Curve fitting is a kind of convex-cost multi-objective optimization. Since the each individual cost is convex, you can add all of them and that will still be a convex function. Notice that the decision variables (the parameters to be optimized) are the same in every point.

Your problem

In my understanding for each energy level you have a different set of parameters, if you write it as a curve fitting problem, the objective function could be expressed as sum((f(w[i], x[i]) - y[i])**2 ...), where y[i]is determined by the energy level. Since each of the terms in the sum is independent on the other terms, this is equivalent to finding each group of parametersw[i]separately minimizing(f(w[i], x[i]) - y[i])**2`.

Convexity

Convexity is a very convenient property for optimization because it ensures that you will have only one minimum in the parameter space. I am not doing a detailed analysis but have reasonable doubts about the convexity of your energy function.

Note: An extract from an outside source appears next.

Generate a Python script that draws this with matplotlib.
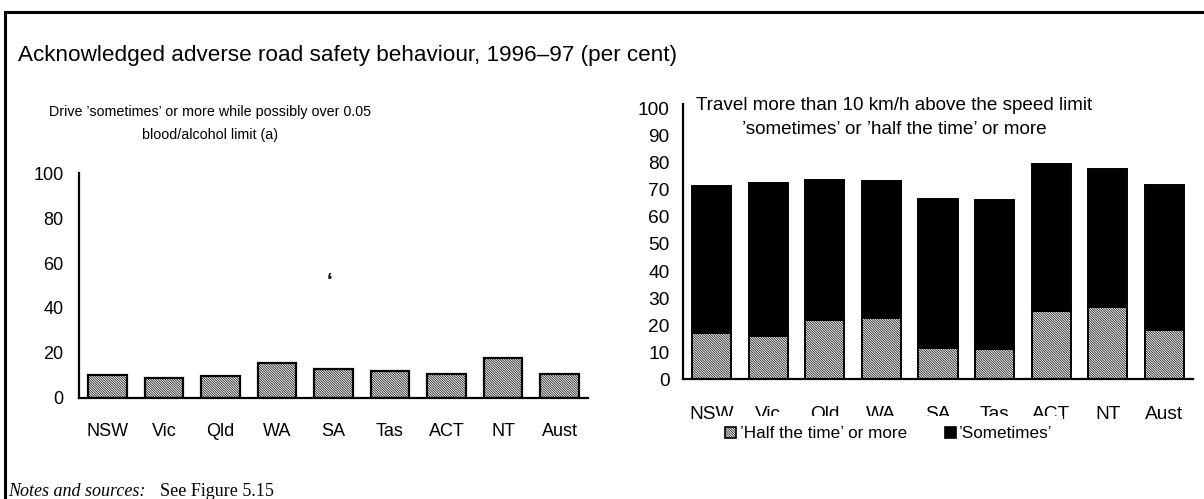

1. The Lennard Jones function has the difference of a repulsive and an attractive force both with negative even exponent on the distance this alone is very unlikely to be convex.

2. The sum of multiple local functions centered at different positions has no defined convexity.

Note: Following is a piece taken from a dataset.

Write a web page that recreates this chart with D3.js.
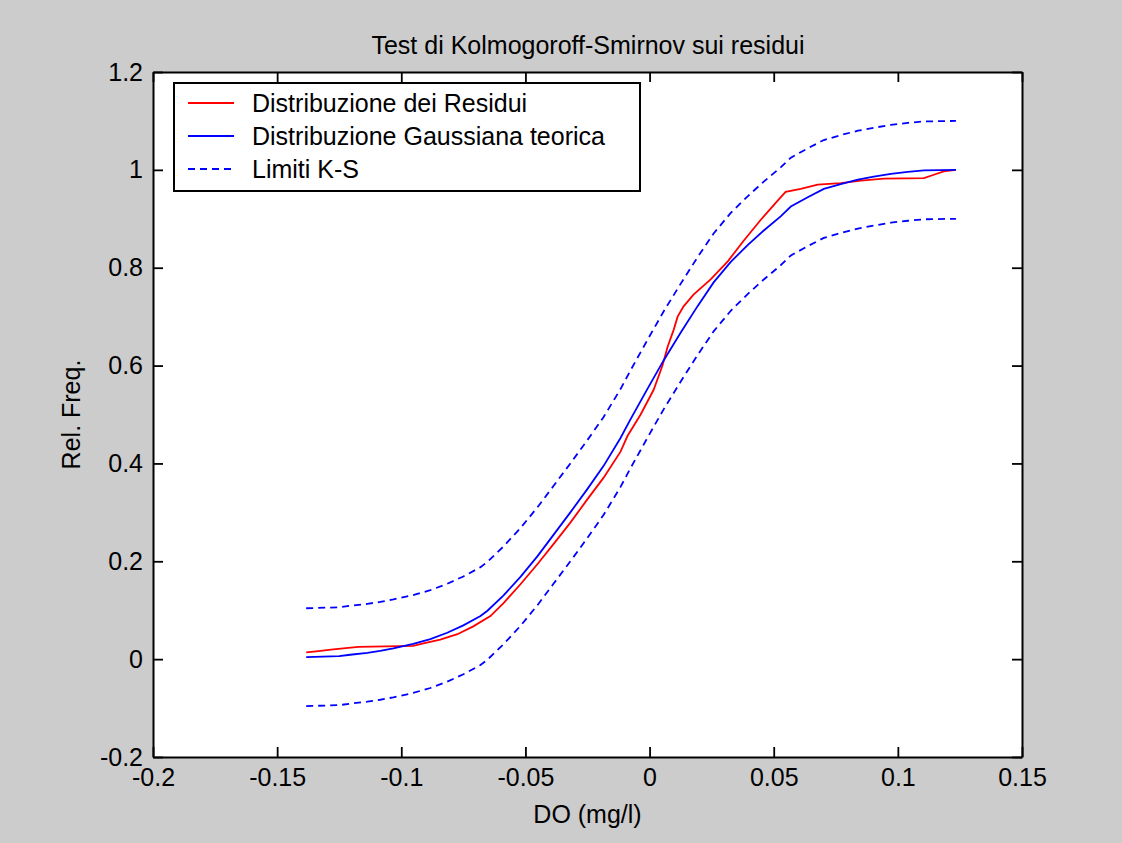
<!DOCTYPE html>
<html>
<head>
<meta charset="utf-8">
<script src="https://cdn.jsdelivr.net/npm/d3@7"></script>
<style>
  body { margin: 0; background: #cccccc; }
  text { font-family: "Liberation Sans", Arial, sans-serif; fill: #000; }
</style>
</head>
<body>
<svg id="chart"></svg>
<script>
// Figure size
const width = 1122;
const height = 843;

// Theoretical gaussian CDF
const gaussX = [-0.1383, -0.125, -0.1206, -0.1137, -0.1085, -0.1032, -0.0952, -0.0883, -0.0815, -0.075,
    -0.0681, -0.0653, -0.0589, -0.052, -0.0452, -0.0387, -0.0319, -0.025, -0.0185, -0.0117,
    -0.0077, -0.0008, 0.0056, 0.0125, 0.0194, 0.0258, 0.0327, 0.0395, 0.046, 0.0528,
    0.0569, 0.0637, 0.0702, 0.077, 0.0839, 0.0903, 0.0972, 0.104, 0.1105, 0.1234];
const gaussY = [0.004, 0.006, 0.009, 0.013, 0.017, 0.022, 0.031, 0.041, 0.054, 0.069,
    0.088, 0.099, 0.130, 0.168, 0.210, 0.254, 0.300, 0.348, 0.395, 0.452,
    0.490, 0.553, 0.610, 0.667, 0.722, 0.770, 0.812, 0.846, 0.876, 0.905,
    0.925, 0.944, 0.961, 0.971, 0.980, 0.986, 0.992, 0.996, 0.999, 1.000];

// K-S limits, upper and lower
const upperY = [0.104, 0.106, 0.109, 0.113, 0.117, 0.122, 0.131, 0.141, 0.154, 0.169,
    0.188, 0.199, 0.230, 0.268, 0.310, 0.354, 0.400, 0.448, 0.495, 0.552,
    0.590, 0.653, 0.710, 0.767, 0.822, 0.870, 0.912, 0.946, 0.976, 1.005,
    1.025, 1.044, 1.061, 1.071, 1.080, 1.086, 1.092, 1.096, 1.099, 1.100];
const lowerY = [-0.096, -0.094, -0.091, -0.087, -0.083, -0.078, -0.069, -0.059, -0.046, -0.031,
    -0.012, -0.001, 0.030, 0.068, 0.110, 0.154, 0.200, 0.248, 0.295, 0.352,
    0.390, 0.453, 0.510, 0.567, 0.622, 0.670, 0.712, 0.746, 0.776, 0.805,
    0.825, 0.844, 0.861, 0.871, 0.880, 0.886, 0.892, 0.896, 0.899, 0.900];

// Empirical distribution of residuals
const residX = [-0.1383, -0.1343, -0.1274, -0.1173, -0.0952, -0.0911, -0.0843, -0.0774, -0.071, -0.0641,
    -0.0589, -0.052, -0.0452, -0.0387, -0.0319, -0.025, -0.0185, -0.0117, -0.0089, -0.0036,
    0.0016, 0.0052, 0.0073, 0.0097, 0.0113, 0.0137, 0.0177, 0.0246, 0.0315, 0.0379,
    0.0448, 0.0516, 0.0548, 0.0609, 0.0677, 0.077, 0.0851, 0.0944, 0.1105, 0.1133,
    0.1185, 0.1234];
const residY = [0.014, 0.016, 0.020, 0.025, 0.027, 0.032, 0.040, 0.051, 0.067, 0.088,
    0.114, 0.153, 0.194, 0.235, 0.279, 0.327, 0.371, 0.424, 0.456, 0.500,
    0.550, 0.600, 0.639, 0.673, 0.700, 0.721, 0.745, 0.776, 0.813, 0.855,
    0.898, 0.937, 0.955, 0.961, 0.970, 0.973, 0.978, 0.982, 0.983, 0.988,
    0.997, 1.000];

// Ticks
const xTicks = [-0.2, -0.15, -0.1, -0.05, 0, 0.05, 0.1, 0.15];
const xTickLabels = ["-0.2", "-0.15", "-0.1", "-0.05", "0", "0.05", "0.1", "0.15"];
const yTicks = [-0.2, 0, 0.2, 0.4, 0.6, 0.8, 1, 1.2];
const yTickLabels = ["-0.2", "0", "0.2", "0.4", "0.6", "0.8", "1", "1.2"];

const legendLabels = ["Distribuzione dei Residui", "Distribuzione Gaussiana teorica", "Limiti K-S"];

// Plot box
const box = { left: 153, right: 1022, top: 72, bottom: 757 };

const x = d3.scaleLinear().domain([-0.2, 0.15]).range([box.left, box.right]);
const y = d3.scaleLinear().domain([-0.2, 1.2]).range([box.bottom, box.top]);

const svg = d3.select("#chart")
    .attr("width", width)
    .attr("height", height);

svg.append("rect").attr("width", width).attr("height", height).attr("fill", "#cccccc");
svg.append("rect")
    .attr("x", box.left).attr("y", box.top)
    .attr("width", box.right - box.left).attr("height", box.bottom - box.top)
    .attr("fill", "#fff");

const fontSize = 25;

// Axes (ticks pointing inward, like matlab)
const styleAxis = g => {
    g.select(".domain").attr("stroke", "#000").attr("stroke-width", 2);
    g.selectAll(".tick line").attr("stroke", "#000").attr("stroke-width", 1.8);
    g.selectAll(".tick text").attr("font-size", fontSize).attr("font-family", "Liberation Sans, Arial, sans-serif").attr("fill", "#000");
};

svg.append("g")
    .attr("transform", `translate(0,${box.bottom})`)
    .call(d3.axisBottom(x).tickValues(xTicks).tickFormat((d, i) => xTickLabels[i]).tickSize(-10).tickSizeOuter(0).tickPadding(11))
    .call(styleAxis);
svg.append("g")
    .attr("transform", `translate(0,${box.top})`)
    .call(d3.axisTop(x).tickValues(xTicks).tickFormat("").tickSize(-10).tickSizeOuter(0))
    .call(styleAxis);
svg.append("g")
    .attr("transform", `translate(${box.left},0)`)
    .call(d3.axisLeft(y).tickValues(yTicks).tickFormat((d, i) => yTickLabels[i]).tickSize(-10).tickSizeOuter(0).tickPadding(10))
    .call(styleAxis);
svg.append("g")
    .attr("transform", `translate(${box.right},0)`)
    .call(d3.axisRight(y).tickValues(yTicks).tickFormat("").tickSize(-10).tickSizeOuter(0))
    .call(styleAxis);

// Lines
const line = d3.line().x(d => x(d[0])).y(d => y(d[1]));

const series = [
    { xs: gaussX, ys: upperY, color: "#0000ff", dash: "7,5" },
    { xs: gaussX, ys: lowerY, color: "#0000ff", dash: "7,5" },
    { xs: residX, ys: residY, color: "#ff0000", dash: null },
    { xs: gaussX, ys: gaussY, color: "#0000ff", dash: null }
];

series.forEach(s => {
    svg.append("path")
        .datum(d3.zip(s.xs, s.ys))
        .attr("d", line)
        .attr("fill", "none")
        .attr("stroke", s.color)
        .attr("stroke-width", 1.8)
        .attr("stroke-dasharray", s.dash);
});

// Legend
const legend = svg.append("g");
legend.append("rect")
    .attr("x", 174).attr("y", 83)
    .attr("width", 466).attr("height", 108)
    .attr("fill", "#fff").attr("stroke", "#000").attr("stroke-width", 2);

const legendStyles = [
    { color: "#ff0000", dash: null },
    { color: "#0000ff", dash: null },
    { color: "#0000ff", dash: "7,5" }
];
legendLabels.forEach((lab, i) => {
    const cy = 103 + i * 33;
    legend.append("line")
        .attr("x1", 188).attr("x2", 234)
        .attr("y1", cy).attr("y2", cy)
        .attr("stroke", legendStyles[i].color)
        .attr("stroke-width", 1.8)
        .attr("stroke-dasharray", legendStyles[i].dash);
    legend.append("text")
        .attr("x", 252).attr("y", cy)
        .attr("dy", "0.36em")
        .attr("font-size", fontSize)
        .text(lab);
});

// Title and axis labels
svg.append("text")
    .attr("x", 588).attr("y", 54)
    .attr("text-anchor", "middle")
    .attr("font-size", fontSize)
    .text("Test di Kolmogoroff-Smirnov sui residui");

svg.append("text")
    .attr("x", (box.left + box.right) / 2).attr("y", 823)
    .attr("text-anchor", "middle")
    .attr("font-size", fontSize)
    .text("DO (mg/l)");

svg.append("text")
    .attr("transform", `translate(80,${(box.top + box.bottom) / 2}) rotate(-90)`)
    .attr("text-anchor", "middle")
    .attr("font-size", fontSize)
    .text("Rel. Freq.");
</script>
</body>
</html>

3. Molecular energy, or crystal energy, or protein folding are well known to be non-convex.

A few days ago (on a bike ride) I was thinking about this, how the molecules will be configured in a global minimum energy, and I was wondering if it finds that configuration so rapidly because of quantum tunneling effects.

Non-convex optimization

The non-convex (global) optimization is different from (non-linear) least-squares, in the sense that when a local minimum is found the process don't return immediately, it start making new attempts in different regions of the search spaces. If the function is smooth you can still take advantage of a gradient based local optimization method, but the complexity is still NP.

A classic global optimization method is the Simulated annenaling, if you have a chemical background I think you will have some insights reading about it. Once upon a time, simulated annealing was provided in scipy.optimize.

You will find a few global optimization methods in scipy.optimize. I would encourage you to try Basin hopping, since it was successfully applied to similar problems, as you can read in the references.

I hope this drop you on the right way to your solution. But, be aware that you will probably need to spend, learning how to use the function and will need to make some decisions. You will need to find a balance of accuracy, simplicity, efficiency.

If you want better solution take the time to derive the gradient of the cost function (you can return two values f, and df, where df is the gradient of f with respect to the decision variables).